Genre: Ode.
Form: 139 lines in eight sections.
Metre: iambic. Lines vary from 3 to 6 feet.
Rhyme scheme: primarily couplets, with some abba and abab groups.

1. When Coleridge wrote this poem, he had just seen the first four stanzas of Wordsworth's "Immortality" ode. How does it respond to that poem? Just glancing at the titles, we see that one poem is about intimations of immortality recalled from childhood and the other about mental depression. Where do the poems touch? How much agreement and disagreement about the nature of poetic perception do you find?

2. If "we receive but what we give" and the speaker "may not hope from outward forms to win/ The passion and the life, whose fountains are within," is there any hope for him? Does anything within the poem suggest a solution?

3. Some readers feel that although parts of this ode are brilliant, it does not achieve artistic unity — even in comparison with "Kubla Khan." Do you agree?

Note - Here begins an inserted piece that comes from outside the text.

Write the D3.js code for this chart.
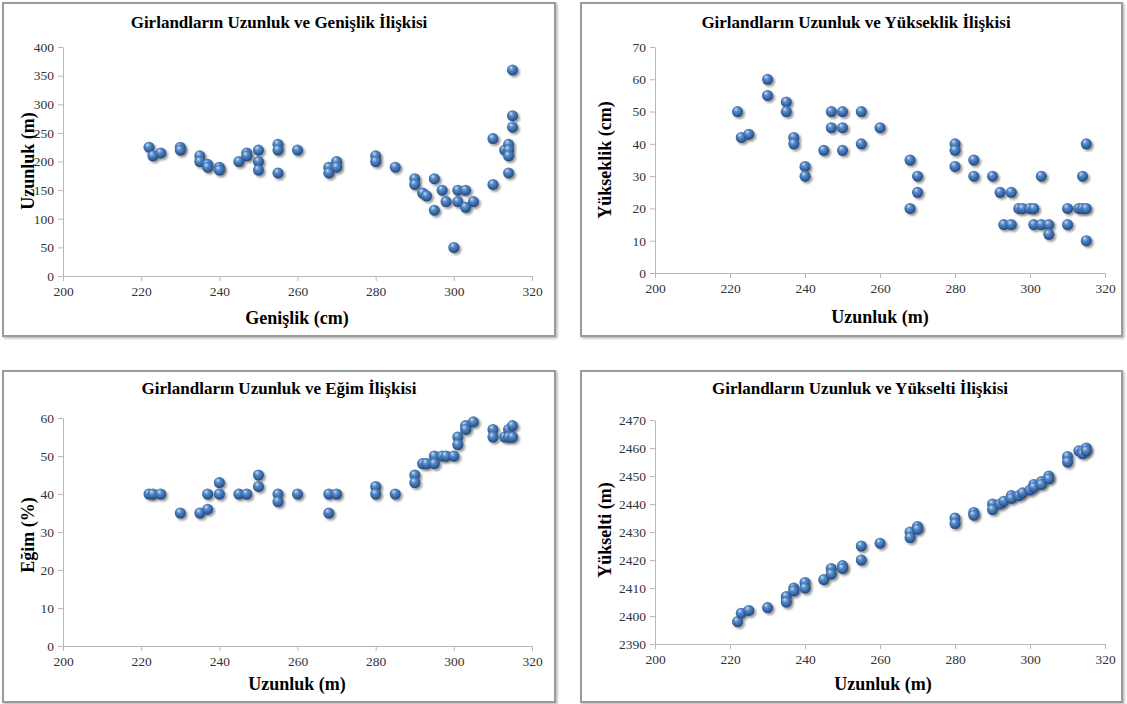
<!DOCTYPE html>
<html><head><meta charset="utf-8">
<script src="https://cdn.jsdelivr.net/npm/d3@7"></script>
<style>
body{margin:0;background:#fff;}
svg{display:block;}
svg text{font-family:"Liberation Serif","Times New Roman",Tinos,"DejaVu Serif",serif !important;}
</style></head>
<body>
<svg id="c" width="1127" height="704"></svg>
<script>
// ---- Data ----
const xTicks = [200,220,240,260,280,300,320];

const genislikX = [222,223,225,230,230,235,235,237,237,240,240,245,247,247,250,250,250,255,255,255,260,268,268,270,270,280,280,285,290,290,292,293,295,295,297,298,300,301,301,303,303,305,310,310,313,314,314,314,314,315,315,315];
const genislikUzunlukY = [225,210,215,225,220,210,200,195,190,190,185,200,215,210,220,200,185,230,220,180,220,190,180,200,190,210,200,190,170,160,145,140,170,115,150,130,50,150,130,150,120,130,240,160,220,230,220,210,180,360,280,260];

const yukseklikX = [222,223,225,230,230,235,235,237,237,240,240,245,247,247,250,250,250,255,255,260,268,268,270,270,280,280,280,285,285,290,292,293,295,295,297,298,300,301,301,303,303,305,305,310,310,313,314,314,315,315,315];
const yukseklikY = [50,42,43,60,55,53,50,42,40,33,30,38,50,45,50,45,38,50,40,45,35,20,30,25,40,38,33,35,30,30,25,15,25,15,20,20,20,20,15,30,15,15,12,20,15,20,30,20,40,20,10];

const egimX = [222,223,225,230,235,237,237,240,240,245,247,250,250,255,255,260,268,268,270,280,280,285,290,290,292,293,295,295,297,298,300,301,301,303,303,305,310,310,313,314,314,315,315];
const egimY = [40,40,40,35,35,40,36,43,40,40,40,45,42,40,38,40,40,35,40,42,40,40,45,43,48,48,50,48,50,50,50,55,53,58,57,59,57,55,55,57,55,58,55];

const yukseltiX = [222,223,225,230,235,235,237,237,240,240,245,247,247,250,250,255,255,260,268,268,270,270,280,280,285,285,290,290,292,293,295,295,297,298,300,301,301,303,303,305,305,310,310,313,314,314,315,315];
const yukseltiY = [2398,2401,2402,2403,2407,2405,2410,2409,2412,2410,2413,2417,2415,2418,2417,2425,2420,2426,2430,2428,2432,2431,2435,2433,2437,2436,2440,2438,2440,2441,2443,2442,2443,2444,2445,2447,2446,2448,2447,2450,2449,2457,2455,2459,2459,2458,2460,2459];

const titles = ["Girlandların  Uzunluk ve Genişlik İlişkisi","Girlandların  Uzunluk ve Yükseklik İlişkisi","Girlandların  Uzunluk ve Eğim İlişkisi","Girlandların  Uzunluk ve Yükselti İlişkisi"];
const xTitles = ["Genişlik (cm)","Uzunluk (m)","Uzunluk (m)","Uzunluk (m)"];
const yTitles = ["Uzunluk (m)","Yükseklik (cm)","Eğim (%)","Yükselti (m)"];
const yTicks0 = [0,50,100,150,200,250,300,350,400];
const yTicks1 = [0,10,20,30,40,50,60,70];
const yTicks2 = [0,10,20,30,40,50,60];
const yTicks3 = [2390,2400,2410,2420,2430,2440,2450,2460,2470];

// ---- Layout ----
const panels = [
  {frame:[3,3,552,333], plot:[63,532,47,276], xs:genislikX, ys:genislikUzunlukY, yt:yTicks0, title:[279,24], xl:[297,324], yl:[30,161]},
  {frame:[581,3,541,333], plot:[655,1105,47,273], xs:yukseklikX, ys:yukseklikY, yt:yTicks1, title:[856,24], xl:[880,323], yl:[607,160]},
  {frame:[3,371,552,331], plot:[63,532,418,646], xs:egimX, ys:egimY, yt:yTicks2, title:[279,390], xl:[297,690], yl:[30,535]},
  {frame:[581,371,541,331], plot:[655,1105,420,644], xs:yukseltiX, ys:yukseltiY, yt:yTicks3, title:[860,390], xl:[883,690], yl:[607,530]}
];

const FONT = "'Liberation Serif','Times New Roman',Tinos,'DejaVu Serif',serif";
const svg = d3.select("#c");
const defs = svg.append("defs");
const grad = defs.append("radialGradient").attr("id","ball").attr("cx","45%").attr("cy","40%").attr("r","60%").attr("fx","35%").attr("fy","28%");
grad.append("stop").attr("offset","0%").attr("stop-color","#cfe0f5");
grad.append("stop").attr("offset","35%").attr("stop-color","#5a8cc8");
grad.append("stop").attr("offset","80%").attr("stop-color","#2f5f9e");
grad.append("stop").attr("offset","100%").attr("stop-color","#1d3f70");
const sh = defs.append("filter").attr("id","sh").attr("x","-50%").attr("y","-50%").attr("width","200%").attr("height","200%");
sh.append("feGaussianBlur").attr("stdDeviation",1.3);
const fsh = defs.append("filter").attr("id","fsh").attr("x","-5%").attr("y","-5%").attr("width","110%").attr("height","110%");
fsh.append("feDropShadow").attr("dx",1.5).attr("dy",1.5).attr("stdDeviation",1).attr("flood-color","#888").attr("flood-opacity",0.6);

panels.forEach((p,i)=>{
  const g = svg.append("g").attr("font-family",FONT);
  const [fx,fy,fw,fh] = p.frame;
  g.append("rect").attr("x",fx).attr("y",fy).attr("width",fw).attr("height",fh)
    .attr("fill","#fff").attr("stroke","#9a9a9a").attr("stroke-width",2).attr("filter","url(#fsh)");
  const [x0,x1,y0,y1] = p.plot;
  const x = d3.scaleLinear().domain([200,320]).range([x0,x1]);
  const y = d3.scaleLinear().domain([p.yt[0],p.yt[p.yt.length-1]]).range([y1,y0]);

  const xa = g.append("g").attr("transform",`translate(0,${y1})`)
    .call(d3.axisBottom(x).tickValues(xTicks).tickFormat(d3.format("d")).tickSize(5).tickPadding(5).tickSizeOuter(0));
  const ya = g.append("g").attr("transform",`translate(${x0},0)`)
    .call(d3.axisLeft(y).tickValues(p.yt).tickFormat(d3.format("d")).tickSize(5).tickPadding(4).tickSizeOuter(0));
  [xa,ya].forEach(a=>{
    a.attr("font-family",FONT);
    a.select(".domain").attr("stroke","#b8b8b8");
    a.selectAll(".tick line").attr("stroke","#b8b8b8");
    a.selectAll(".tick text").attr("fill","#333").style("font-size","13.5px").style("font-family",FONT);
  });

  const pts = p.xs.map((v,k)=>[v,p.ys[k]]);
  g.append("g").selectAll("circle").data(pts).join("circle")
    .attr("cx",d=>x(d[0])+2).attr("cy",d=>y(d[1])+2).attr("r",5.5)
    .attr("fill","#555").attr("opacity",0.6).attr("filter","url(#sh)");
  g.append("g").selectAll("circle").data(pts).join("circle")
    .attr("cx",d=>x(d[0])).attr("cy",d=>y(d[1])).attr("r",5.5)
    .attr("fill","url(#ball)");

  g.append("text").attr("x",p.title[0]).attr("y",p.title[1]).attr("text-anchor","middle")
    .attr("dominant-baseline","middle").style("font-family",FONT).style("font-size","17px").style("font-weight","bold").text(titles[i]);
  g.append("text").attr("x",p.xl[0]).attr("y",p.xl[1]).attr("text-anchor","middle")
    .style("font-family",FONT).style("font-size","18px").style("font-weight","bold").text(xTitles[i]);
  g.append("text").attr("transform",`translate(${p.yl[0]},${p.yl[1]}) rotate(-90)`).attr("text-anchor","middle")
    .attr("dominant-baseline","middle").style("font-family",FONT).style("font-size","18px").style("font-weight","bold").text(yTitles[i]);
});
</script>
</body></html>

4. This poem was condensed for publication from verse letter to Sara Hutchinson, Wordsworth's sister-in-law, with whom Coleridge was in love. Composed in 1802, it is almost the last great poem that he wrote, and in it he bemoans the loss of his creative powers. His problem was an opium addiction which he could not shake and for which he felt both self-pity and enormous guilt. (At the time, laudanum was as readily available as aspirin and used for such minor discomforts as headaches and dyspepsia.) Coleridge went out of his way to obscure these biographical facts. Does the poem need a context, or was he right?